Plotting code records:
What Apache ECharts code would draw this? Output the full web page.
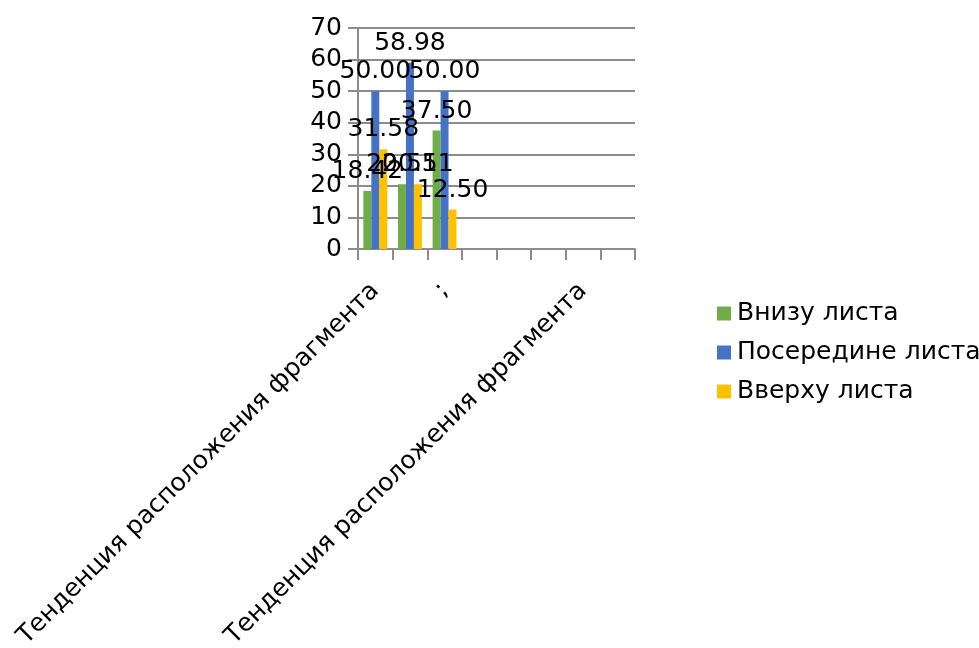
<!DOCTYPE html>
<html><head><meta charset="utf-8">
<script src="https://cdn.jsdelivr.net/npm/echarts@6/dist/echarts.min.js"></script>
<style>html,body{margin:0;padding:0;background:#fff}#c{width:979px;height:648px}</style>
</head><body><div id="c"></div>
<script>
const categories = ["Тенденция расположения фрагмента", "", ";", "", "", "", "Тенденция расположения фрагмента", ""];
const seriesNames = ["Внизу листа", "Посередине листа", "Вверху листа"];
const bottomValues = [18.42, 20.51, 37.50, null, null, null, null, null];
const middleValues = [50.00, 58.98, 50.00, null, null, null, null, null];
const topValues = [31.58, 20.51, 12.50, null, null, null, null, null];
const colors = ["#70AD47", "#4472C4", "#FFC000"];
const yTicks = [0, 10, 20, 30, 40, 50, 60, 70];

const font = "DejaVu Sans";
const fs = 25;
function mk(name, data, color) {
  return {
    name, type: 'bar', data, barGap: '0%', barCategoryGap: '31%',
    itemStyle: { color },
    label: { show: true, position: 'top', distance: 7, color: '#000', fontFamily: font, fontSize: fs,
      formatter: p => p.value == null ? '' : Number(p.value).toFixed(2) }
  };
}
const chart = echarts.init(document.getElementById('c'), null, { renderer: 'canvas' });
chart.setOption({
  animation: false,
  textStyle: { fontFamily: font },
  grid: { left: 358, right: 344, top: 28, bottom: 399, containLabel: false, outerBoundsMode: 'none' },
  legend: {
    orient: 'vertical', left: 712, top: 296, itemWidth: 14, itemHeight: 14, itemGap: 14,
    icon: 'rect', data: seriesNames,
    textStyle: { fontFamily: font, fontSize: fs, lineHeight: 24, color: '#000', padding: [0, 0, 0, 1] }
  },
  xAxis: {
    type: 'category', data: categories,
    axisLine: { lineStyle: { color: '#8c8c8c', width: 2 } },
    axisTick: { show: true, length: 11, alignWithLabel: false, lineStyle: { color: '#8c8c8c', width: 2 }, interval: 0 },
    axisLabel: { interval: 1, rotate: 45, fontFamily: font, fontSize: fs, color: '#000', margin: 38 }
  },
  yAxis: {
    type: 'value', min: yTicks[0], max: yTicks[yTicks.length - 1], interval: 10,
    axisLine: { show: true, lineStyle: { color: '#8c8c8c', width: 2 } },
    axisTick: { show: true, length: 10, lineStyle: { color: '#8c8c8c', width: 2 } },
    splitLine: { lineStyle: { color: '#8c8c8c', width: 2 } },
    axisLabel: { fontFamily: font, fontSize: fs, color: '#000', margin: 16 }
  },
  series: [mk(seriesNames[0], bottomValues, colors[0]), mk(seriesNames[1], middleValues, colors[1]), mk(seriesNames[2], topValues, colors[2])]
});
</script></body></html>
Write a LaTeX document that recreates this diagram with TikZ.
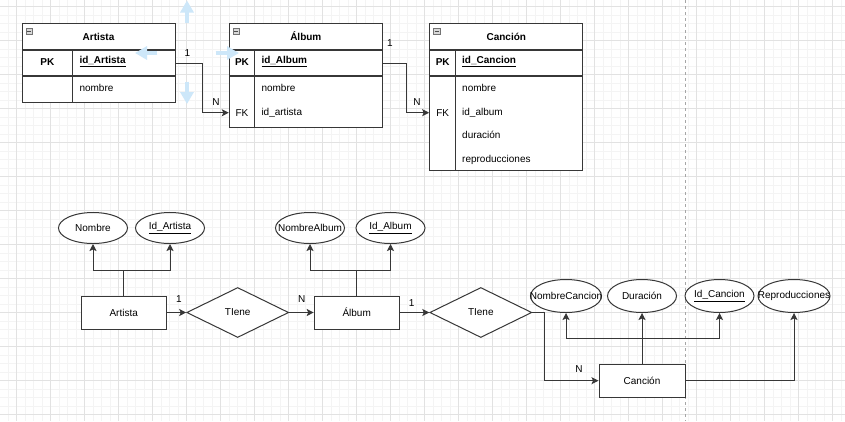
\documentclass[tikz,border=0pt]{standalone}
\usepackage{fontspec}
\setmainfont{Liberation Sans}
\usetikzlibrary{arrows,arrows.meta,shapes.geometric}

\definecolor{hoverblue}{RGB}{205,231,249}
\definecolor{gridminor}{RGB}{244,244,244}
\definecolor{gridmajor}{RGB}{226,226,226}
\definecolor{linegray}{RGB}{55,55,55}

\newcommand{\attrtxt}[1]{\makebox[0pt]{#1}}

\begin{document}
\begin{tikzpicture}[x=1pt,y=-1pt,
  every node/.style={font=\fontsize{10}{12}\selectfont},
  boldtxt/.style={font=\fontsize{10}{12}\selectfont\bfseries},
  tline/.style={draw=linegray,line width=1pt},
  tbl/.style={tline,fill=white,inner sep=0pt},
  hdr/.style={tbl,boldtxt,minimum height=25.6pt},
  pkrow/.style={tbl,minimum height=25.4pt,anchor=north},
  mini/.style={draw=black!55,fill=black!15,line width=0.6pt,text=black!70,minimum size=6.5pt,inner sep=0pt,anchor=north west},
  fld/.style={anchor=west,inner sep=0pt},
  key/.style={inner sep=0pt},
  conn/.style={tline,-{Stealth[length=7pt,width=7pt,inset=1.5pt]}},
  ent/.style={tbl,minimum width=85pt,minimum height=33pt},
  rel/.style={tbl,diamond,aspect=2,minimum width=102pt,minimum height=50pt},
  attr/.style={tbl,ellipse,minimum width=69pt,minimum height=31pt},
  lbl/.style={inner sep=0pt},
  hover/.style={hoverblue,line width=4.5pt,-{Triangle[length=12pt,width=13pt]}}
  ]

  \useasboundingbox (0,0) rectangle (845,421);
  \fill[white] (0,0) rectangle (845,421);
  \begin{scope}
    \clip (0,0) rectangle (845,421);
    \foreach \i in {0,...,100} \draw[gridminor,line width=1pt] ({-0.3+8.5*\i},0) -- ({-0.3+8.5*\i},421);
    \foreach \i in {0,...,50} \draw[gridminor,line width=1pt] (0,{-1.8+8.5*\i}) -- (845,{-1.8+8.5*\i});
    \foreach \i in {0,...,24} \draw[gridmajor,line width=1pt] ({16.7+34*\i},0) -- ({16.7+34*\i},421);
    \foreach \i in {0,...,12} \draw[gridmajor,line width=1pt] (0,{6.7+34*\i}) -- (845,{6.7+34*\i});
    \draw[black!35,line width=0.8pt,dash pattern=on 3pt off 3pt] (685.7,0) -- (685.7,421);
  \end{scope}

  \node[hdr,minimum width=153pt] (artH) at (98.5,36.5) {Artista};
  \node[pkrow,minimum width=153pt] (artPK) at (artH.south) {};
  \node[pkrow,minimum width=153pt,minimum height=25.3pt] (artB) at (artPK.south) {};
  \draw[tline] ([xshift=50.7pt]artPK.north west) -- ([xshift=50.7pt]artB.south west);
  \node[mini] (artM) at ([xshift=4pt,yshift=-4.5pt]artH.north west) {\rule{4pt}{0.8pt}};
  \node[key,boldtxt] (artPKk) at (47.3,61.7) {PK};
  \node[fld,boldtxt] (artId) at (79.3,61.7) {\underline{id\_Artista}};
  \node[fld] (artNomT) at (79.3,88) {nombre};

  \node[hdr,minimum width=153pt] (albH) at (305.8,36.5) {Álbum};
  \node[pkrow,minimum width=153pt] (albPK) at (albH.south) {};
  \node[pkrow,minimum width=153pt,minimum height=50.6pt] (albB) at (albPK.south) {};
  \draw[tline] ([xshift=25.4pt]albPK.north west) -- ([xshift=25.4pt]albB.south west);
  \node[mini] (albM) at ([xshift=4pt,yshift=-4.5pt]albH.north west) {\rule{4pt}{0.8pt}};
  \node[key,boldtxt] (albPKk) at (242,61.7) {PK};
  \node[fld,boldtxt] (albId) at (261.3,61.7) {\underline{id\_Album}};
  \node[fld] (albNomT) at (261.3,88) {nombre};
  \node[key] (albFK) at (242,112.7) {FK};
  \node[fld] (albArt) at (261.3,112.7) {id\_artista};

  \node[hdr,minimum width=153.3pt] (canH) at (506.3,36.5) {Canción};
  \node[pkrow,minimum width=153.3pt] (canPK) at (canH.south) {};
  \node[pkrow,minimum width=153.3pt,minimum height=93.3pt] (canB) at (canPK.south) {};
  \draw[tline] ([xshift=26pt]canPK.north west) -- ([xshift=26pt]canB.south west);
  \node[mini] (canM) at ([xshift=4pt,yshift=-4.5pt]canH.north west) {\rule{4pt}{0.8pt}};
  \node[key,boldtxt] (canPKk) at (442.7,61.7) {PK};
  \node[fld,boldtxt] (canId) at (462,61.7) {\underline{id\_Cancion}};
  \node[fld] (canNomT) at (462,88) {nombre};
  \node[key] (canFK) at (442.7,112.7) {FK};
  \node[fld] (canAlb) at (462,112.7) {id\_album};
  \node[fld] (canDurT) at (462,135) {duración};
  \node[fld] (canRepT) at (462,159.7) {reproducciones};

  \draw[conn] (artPK.east) -- ++(26.7,0) |- (albB.west |- albFK);
  \draw[conn] (albPK.east) -- ++(23.4,0) |- (canB.west |- canFK);
  \node[lbl] (l1) at (187.5,53.3) {1};
  \node[lbl] (l2) at (216,102) {N};
  \node[lbl] (l3) at (390,42.7) {1};
  \node[lbl] (l4) at (417,102) {N};

  \node[attr] (artNom) at (93,228) {\attrtxt{Nombre}};
  \node[attr] (artIdA) at (170,228) {\attrtxt{\underline{Id\_Artista}}};
  \node[ent] (art) at (123.7,312.5) {Artista};
  \node[rel] (rel1) at (237.7,312.5) {TIene};
  \node[ent] (alb) at (356.7,312.5) {Álbum};
  \node[attr] (albNom) at (310,228) {\attrtxt{NombreAlbum}};
  \node[attr] (albIdA) at (390.5,228) {\attrtxt{\underline{Id\_Album}}};
  \node[rel] (rel2) at (480.8,312.5) {TIene};
  \node[ent,minimum width=86pt] (can) at (642,380.7) {Canción};
  \node[attr,minimum width=71pt,minimum height=33pt] (canNom) at (566,296) {\attrtxt{NombreCancion}};
  \node[attr,minimum height=33pt] (canDur) at (642,296) {\attrtxt{Duración}};
  \node[attr,minimum height=33pt] (canIdA) at (719.5,296) {\attrtxt{\underline{Id\_Cancion}}};
  \node[attr,minimum width=72pt,minimum height=33pt] (canRep) at (794,296) {\attrtxt{Reproducciones}};

  \coordinate (artJ) at (123.7,270);
  \draw[tline] (art) -- (artJ);
  \draw[conn] (artJ) -| (artNom);
  \draw[conn] (artJ) -| (artIdA);
  \coordinate (albJ) at (356.7,270);
  \draw[tline] (alb) -- (albJ);
  \draw[conn] (albJ) -| (albNom);
  \draw[conn] (albJ) -| (albIdA);
  \coordinate (canJ) at (642,338.3);
  \draw[tline] (can) -- (canJ);
  \draw[conn] (canJ) -| (canNom);
  \draw[conn] (canJ) -- (canDur);
  \draw[conn] (canJ) -| (canIdA);
  \draw[conn] (can) -| (canRep);

  \draw[conn] (art) -- (rel1);
  \draw[conn] (rel1) -- (alb);
  \draw[conn] (alb) -- (rel2);
  \draw[conn] (rel2.east) -- ++(12.3,0) |- (can);
  \node[lbl] (l5) at (179,299) {1};
  \node[lbl] (l6) at (301.7,299) {N};
  \node[lbl] (l7) at (411.7,302.7) {1};
  \node[lbl] (l8) at (579,369) {N};

  \draw[hover] (187,23) -- (187,0.5);
  \draw[hover] (157.3,53) -- (135,53);
  \draw[hover] (215.7,53) -- (239,53);
  \draw[hover] (187,81.7) -- (187,104);

\end{tikzpicture}
\end{document}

Directions:
Restate the data word for word from its first line through the line with "const yTicks = [0, 10, 20, 30, 40, 50, 60, 70];", leaving out any picture along the way.

Solution below:
What Apache ECharts code would draw this? Output the full web page.
<!DOCTYPE html>
<html><head><meta charset="utf-8">
<script src="https://cdn.jsdelivr.net/npm/echarts@6/dist/echarts.min.js"></script>
<style>html,body{margin:0;padding:0;background:#fff}#c{width:979px;height:648px}</style>
</head><body><div id="c"></div>
<script>
const categories = ["Тенденция расположения фрагмента", "", ";", "", "", "", "Тенденция расположения фрагмента", ""];
const seriesNames = ["Внизу листа", "Посередине листа", "Вверху листа"];
const bottomValues = [18.42, 20.51, 37.50, null, null, null, null, null];
const middleValues = [50.00, 58.98, 50.00, null, null, null, null, null];
const topValues = [31.58, 20.51, 12.50, null, null, null, null, null];
const colors = ["#70AD47", "#4472C4", "#FFC000"];
const yTicks = [0, 10, 20, 30, 40, 50, 60, 70];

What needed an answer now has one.